Script: Brian Wood
Art: Andrea Mutti
Colours: Jordie Bellaire
Publisher: Dark Horse Comics
Released: 8th July 2015
Rebels #4 starts with a gunfight, a battle with redcoats walking in line, getting shot by the ‘Rebels’ hiding behind barricades. It’s a lesson about following orders. Follow them, and you will get pointlessly shot. Think for yourself, improvise, and you will survive. The lesson holds true today. Follow orders and you might as well be dead. Think for yourself and you will be truly alive.
Andrea Mutti’s art is ferociously, terrifyingly real. Shrapnel and dirt fly through the air, you wouldn’t want to be there, it looks dangerous, and you’d want to keep your head down less something takes your face off. War is no fun. I might die. I want to keep my head down, but soldiers are approaching. I must stand up. I must shoot back. This is terrifying. I’m going to die.

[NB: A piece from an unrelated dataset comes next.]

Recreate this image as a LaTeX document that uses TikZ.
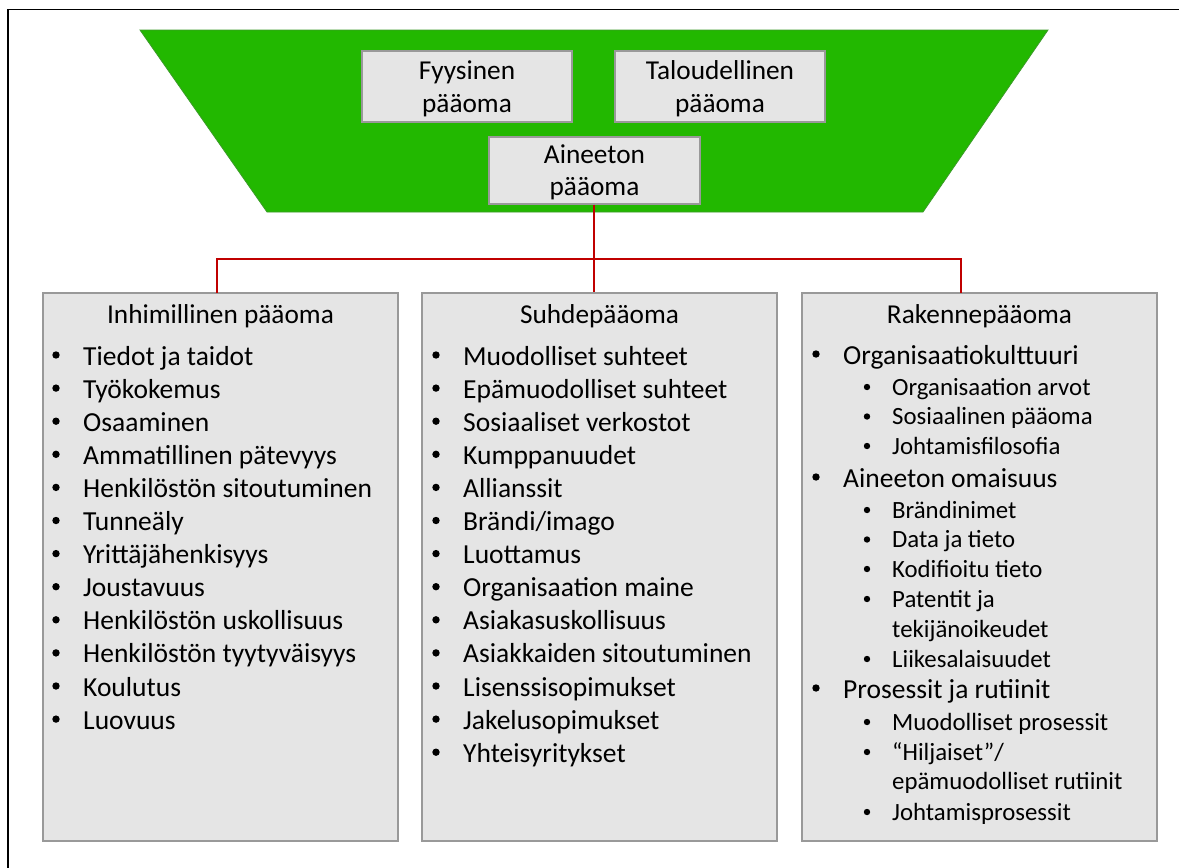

The other noticeable thing about the book is that the great hero of the American war of Independence, George Washington, is portrayed as a bit of an elitist snob. I can buy that. He was a high-ranking soldier, and armies are always based around tribalism, self-interest and elitism.
The theme of disobeying orders follows through to the end of this issue, with the main protagonist determined to do what is best to win the war, and to sacrifice what is best for himself personally in order to do so. That’s what a hero is supposed to do, to act selflessly for the benefit of others, not for personal advancement or glory.
There’s an abundance of fake heroes in this world today, and not too many genuine ones. I’ve never met a genuine hero, but I don’t get out too much.
Rebels #4 is a book about lining up, following orders, mud, blood and how to win a war. The art, and the colour palette in particular, conjures up a feeling of terror, gunpowder, blood, death, grass, spittle, sweat, dirt, fear, the thunder of a rifle, and the squelch of a bullet through soft human flesh.
It’s not pleasant, but war isn’t pleasant. War is stupid, pointless, painful horrific death. It’s not cool. It’s not high kicks and muscles. It’s silence, boredom, then fight or flight adrenaline and the horrifying realisation that you are about to die in a muddy field, or be horribly mutilated, and finished off with a bayonet to the chest as you writhe in pain and beg for mercy on the cold, wet, muddy ground.
That’s what I took from Rebels #4. It’s a tough book, a relentless book, a book that is as serious as war. There is nobody laughing or joking around here.
The story is about shooting people who want to shoot you first. Some shoot for liberty, others for career advancement, for others it’s just about the money. The end result is the same, people ripped apart by bullets and shrapnel. It’s not a lot of fun, but war isn’t supposed to be fun.